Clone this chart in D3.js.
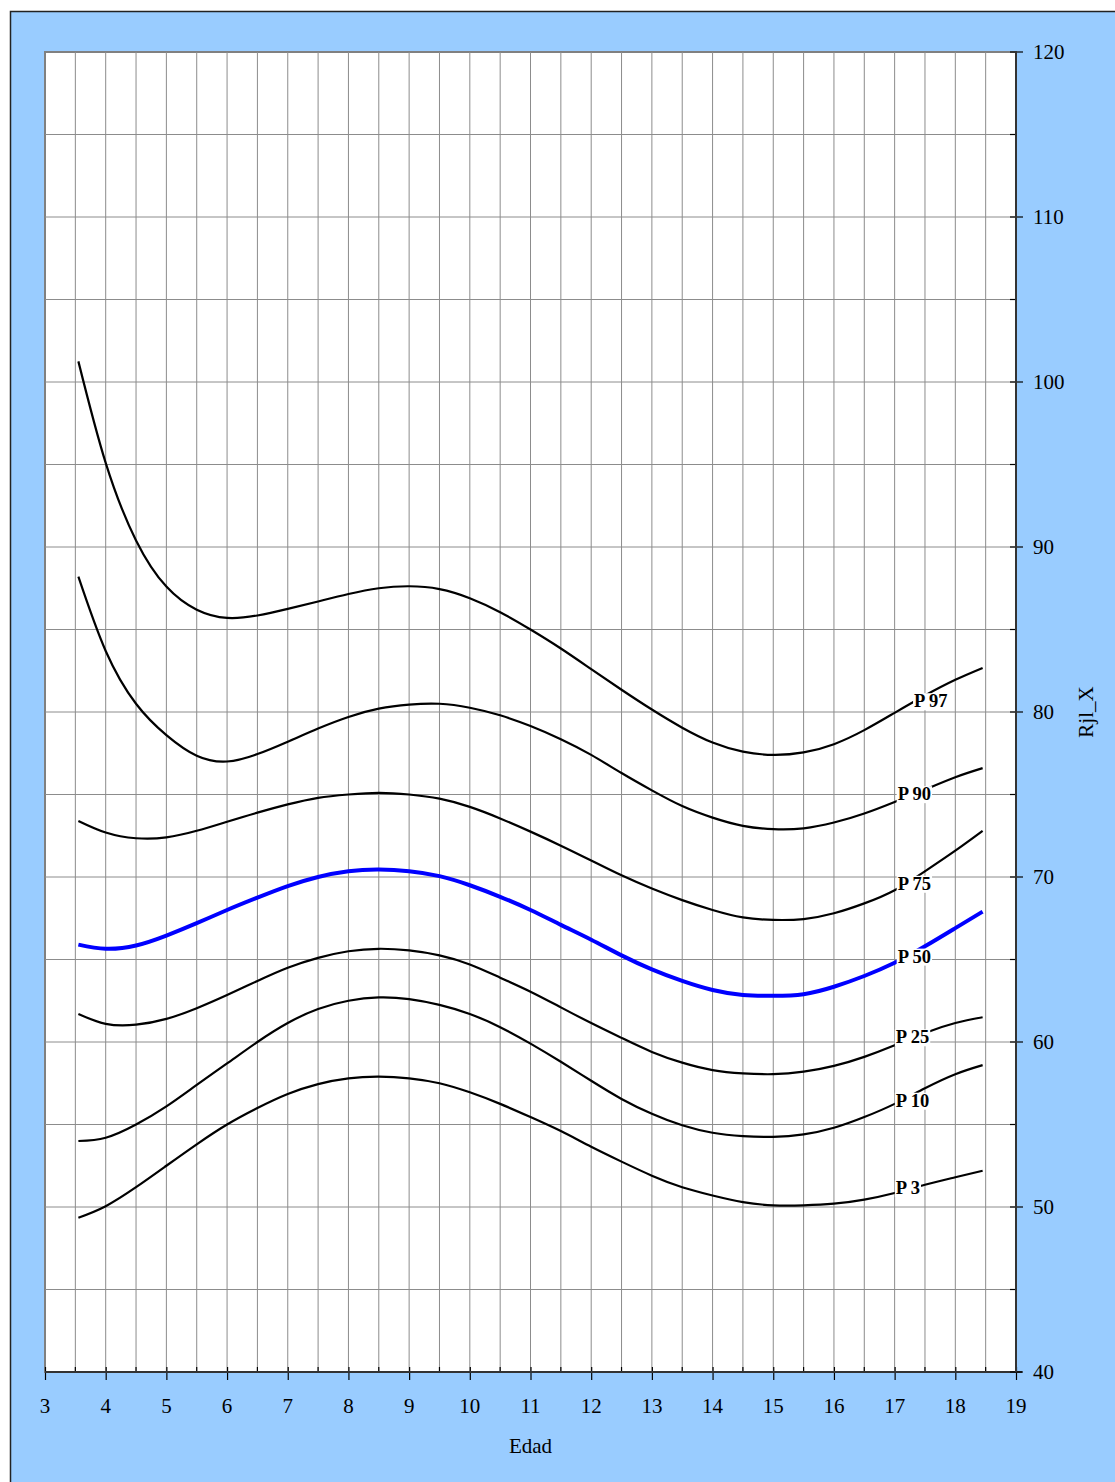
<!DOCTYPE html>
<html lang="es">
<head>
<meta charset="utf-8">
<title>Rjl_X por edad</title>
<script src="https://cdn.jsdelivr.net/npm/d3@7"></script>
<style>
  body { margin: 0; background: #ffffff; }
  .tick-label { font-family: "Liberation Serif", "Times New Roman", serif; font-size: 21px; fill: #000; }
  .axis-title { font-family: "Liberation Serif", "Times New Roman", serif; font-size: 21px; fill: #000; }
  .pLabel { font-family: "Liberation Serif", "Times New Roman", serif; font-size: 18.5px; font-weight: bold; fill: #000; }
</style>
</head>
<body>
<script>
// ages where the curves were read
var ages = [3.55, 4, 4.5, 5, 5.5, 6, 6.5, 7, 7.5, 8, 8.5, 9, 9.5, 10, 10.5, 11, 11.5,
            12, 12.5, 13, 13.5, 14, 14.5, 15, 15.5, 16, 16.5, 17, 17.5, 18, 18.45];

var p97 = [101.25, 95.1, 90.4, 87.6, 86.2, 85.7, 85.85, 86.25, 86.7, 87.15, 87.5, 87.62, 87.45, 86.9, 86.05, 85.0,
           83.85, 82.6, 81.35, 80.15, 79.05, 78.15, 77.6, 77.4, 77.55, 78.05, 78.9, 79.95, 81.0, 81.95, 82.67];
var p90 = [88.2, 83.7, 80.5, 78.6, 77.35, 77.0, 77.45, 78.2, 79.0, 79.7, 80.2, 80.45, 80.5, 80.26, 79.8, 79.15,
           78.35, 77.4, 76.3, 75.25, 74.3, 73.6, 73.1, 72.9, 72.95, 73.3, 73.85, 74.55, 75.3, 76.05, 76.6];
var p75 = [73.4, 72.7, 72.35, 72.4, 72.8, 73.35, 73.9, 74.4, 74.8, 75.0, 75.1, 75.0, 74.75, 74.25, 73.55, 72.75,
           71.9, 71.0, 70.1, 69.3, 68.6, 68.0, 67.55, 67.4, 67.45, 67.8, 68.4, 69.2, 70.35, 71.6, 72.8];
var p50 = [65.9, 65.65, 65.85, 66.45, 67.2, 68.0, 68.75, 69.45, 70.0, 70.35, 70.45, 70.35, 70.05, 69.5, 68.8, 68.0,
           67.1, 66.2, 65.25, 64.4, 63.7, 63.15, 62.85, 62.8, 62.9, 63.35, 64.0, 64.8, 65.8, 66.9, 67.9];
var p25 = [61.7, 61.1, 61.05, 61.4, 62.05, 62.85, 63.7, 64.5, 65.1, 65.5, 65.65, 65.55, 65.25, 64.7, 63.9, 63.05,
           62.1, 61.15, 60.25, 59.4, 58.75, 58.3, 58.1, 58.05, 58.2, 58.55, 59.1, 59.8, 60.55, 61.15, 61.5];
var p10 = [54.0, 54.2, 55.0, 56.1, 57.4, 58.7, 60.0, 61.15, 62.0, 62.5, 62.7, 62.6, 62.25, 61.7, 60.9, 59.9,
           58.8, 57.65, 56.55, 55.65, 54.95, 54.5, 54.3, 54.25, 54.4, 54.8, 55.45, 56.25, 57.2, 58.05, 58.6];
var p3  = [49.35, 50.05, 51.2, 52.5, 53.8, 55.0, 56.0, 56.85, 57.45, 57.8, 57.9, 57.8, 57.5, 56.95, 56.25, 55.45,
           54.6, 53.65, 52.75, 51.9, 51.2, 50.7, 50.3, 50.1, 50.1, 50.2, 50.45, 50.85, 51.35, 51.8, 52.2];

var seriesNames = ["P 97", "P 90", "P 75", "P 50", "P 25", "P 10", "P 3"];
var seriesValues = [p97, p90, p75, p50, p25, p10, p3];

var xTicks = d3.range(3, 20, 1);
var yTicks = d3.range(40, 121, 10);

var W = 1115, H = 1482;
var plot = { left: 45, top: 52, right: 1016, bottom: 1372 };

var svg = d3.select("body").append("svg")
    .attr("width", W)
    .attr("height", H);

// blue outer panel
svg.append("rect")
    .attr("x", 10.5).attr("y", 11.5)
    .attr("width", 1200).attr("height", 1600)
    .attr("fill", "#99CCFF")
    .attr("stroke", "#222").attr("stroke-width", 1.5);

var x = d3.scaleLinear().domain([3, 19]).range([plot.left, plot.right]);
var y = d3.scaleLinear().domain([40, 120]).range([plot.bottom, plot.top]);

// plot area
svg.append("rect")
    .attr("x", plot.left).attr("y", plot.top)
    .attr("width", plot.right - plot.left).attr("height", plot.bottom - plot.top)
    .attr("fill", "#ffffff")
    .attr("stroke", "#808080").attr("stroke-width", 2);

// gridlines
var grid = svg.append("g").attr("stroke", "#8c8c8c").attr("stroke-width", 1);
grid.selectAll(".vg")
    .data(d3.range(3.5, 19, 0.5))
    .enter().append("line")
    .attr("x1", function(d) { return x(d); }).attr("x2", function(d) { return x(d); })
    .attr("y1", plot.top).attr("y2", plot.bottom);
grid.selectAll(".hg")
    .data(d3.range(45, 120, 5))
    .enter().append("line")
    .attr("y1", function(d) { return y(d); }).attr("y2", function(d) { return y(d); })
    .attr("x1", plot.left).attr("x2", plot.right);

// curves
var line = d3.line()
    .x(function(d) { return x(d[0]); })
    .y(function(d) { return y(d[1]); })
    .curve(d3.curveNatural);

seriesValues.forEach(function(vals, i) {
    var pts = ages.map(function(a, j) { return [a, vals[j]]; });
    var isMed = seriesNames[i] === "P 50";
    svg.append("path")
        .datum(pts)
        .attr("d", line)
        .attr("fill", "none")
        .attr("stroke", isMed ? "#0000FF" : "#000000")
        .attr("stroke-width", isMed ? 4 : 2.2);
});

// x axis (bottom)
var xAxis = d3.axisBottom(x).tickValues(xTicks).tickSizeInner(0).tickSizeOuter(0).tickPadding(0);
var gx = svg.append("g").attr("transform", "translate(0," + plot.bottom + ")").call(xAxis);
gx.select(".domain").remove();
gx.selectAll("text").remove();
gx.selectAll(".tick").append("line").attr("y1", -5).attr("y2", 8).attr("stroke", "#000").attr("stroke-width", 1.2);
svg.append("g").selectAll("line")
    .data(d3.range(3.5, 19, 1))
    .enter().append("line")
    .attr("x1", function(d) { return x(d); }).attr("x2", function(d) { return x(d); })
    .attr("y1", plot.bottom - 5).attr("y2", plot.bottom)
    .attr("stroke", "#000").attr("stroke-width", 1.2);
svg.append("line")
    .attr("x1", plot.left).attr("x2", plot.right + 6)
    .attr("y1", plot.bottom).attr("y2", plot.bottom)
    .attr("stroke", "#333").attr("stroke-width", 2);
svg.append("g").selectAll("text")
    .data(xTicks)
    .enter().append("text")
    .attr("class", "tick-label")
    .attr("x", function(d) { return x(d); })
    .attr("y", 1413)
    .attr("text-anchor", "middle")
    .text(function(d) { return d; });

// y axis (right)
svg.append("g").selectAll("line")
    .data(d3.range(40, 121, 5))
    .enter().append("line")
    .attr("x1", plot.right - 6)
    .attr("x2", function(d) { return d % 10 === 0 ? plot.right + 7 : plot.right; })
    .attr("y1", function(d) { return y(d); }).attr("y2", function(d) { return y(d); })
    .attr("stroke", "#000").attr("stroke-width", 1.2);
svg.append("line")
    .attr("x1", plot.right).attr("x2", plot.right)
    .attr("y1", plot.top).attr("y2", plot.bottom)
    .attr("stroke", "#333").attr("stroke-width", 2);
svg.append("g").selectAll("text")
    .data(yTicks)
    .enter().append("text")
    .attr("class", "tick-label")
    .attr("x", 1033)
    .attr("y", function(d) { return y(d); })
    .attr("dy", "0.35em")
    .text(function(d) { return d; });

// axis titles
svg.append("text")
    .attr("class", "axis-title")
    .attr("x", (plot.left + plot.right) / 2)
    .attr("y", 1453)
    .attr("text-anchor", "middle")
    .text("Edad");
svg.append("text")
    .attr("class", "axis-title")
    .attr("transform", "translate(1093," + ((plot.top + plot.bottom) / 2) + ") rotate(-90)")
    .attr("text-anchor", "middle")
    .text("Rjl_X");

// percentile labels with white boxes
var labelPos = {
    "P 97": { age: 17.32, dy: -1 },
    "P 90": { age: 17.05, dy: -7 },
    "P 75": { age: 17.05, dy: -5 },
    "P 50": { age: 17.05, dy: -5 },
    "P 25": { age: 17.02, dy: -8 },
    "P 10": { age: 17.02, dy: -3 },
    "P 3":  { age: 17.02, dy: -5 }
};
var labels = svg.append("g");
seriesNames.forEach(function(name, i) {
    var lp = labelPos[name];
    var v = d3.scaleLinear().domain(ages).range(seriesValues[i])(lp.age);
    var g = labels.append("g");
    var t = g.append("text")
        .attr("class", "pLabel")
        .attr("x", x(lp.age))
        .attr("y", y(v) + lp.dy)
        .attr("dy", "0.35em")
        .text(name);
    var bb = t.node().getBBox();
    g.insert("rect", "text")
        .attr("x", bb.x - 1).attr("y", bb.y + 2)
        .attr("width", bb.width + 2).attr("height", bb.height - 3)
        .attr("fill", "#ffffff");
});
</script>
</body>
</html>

Challenge:
Write out again exactly the lines from the start of the data above through the line containing "17.5, 18, 18.45];", inclusive, excluding any pictures.

Exercise solution:
Clone this chart in D3.js.
<!DOCTYPE html>
<html lang="es">
<head>
<meta charset="utf-8">
<title>Rjl_X por edad</title>
<script src="https://cdn.jsdelivr.net/npm/d3@7"></script>
<style>
  body { margin: 0; background: #ffffff; }
  .tick-label { font-family: "Liberation Serif", "Times New Roman", serif; font-size: 21px; fill: #000; }
  .axis-title { font-family: "Liberation Serif", "Times New Roman", serif; font-size: 21px; fill: #000; }
  .pLabel { font-family: "Liberation Serif", "Times New Roman", serif; font-size: 18.5px; font-weight: bold; fill: #000; }
</style>
</head>
<body>
<script>
// ages where the curves were read
var ages = [3.55, 4, 4.5, 5, 5.5, 6, 6.5, 7, 7.5, 8, 8.5, 9, 9.5, 10, 10.5, 11, 11.5,
            12, 12.5, 13, 13.5, 14, 14.5, 15, 15.5, 16, 16.5, 17, 17.5, 18, 18.45];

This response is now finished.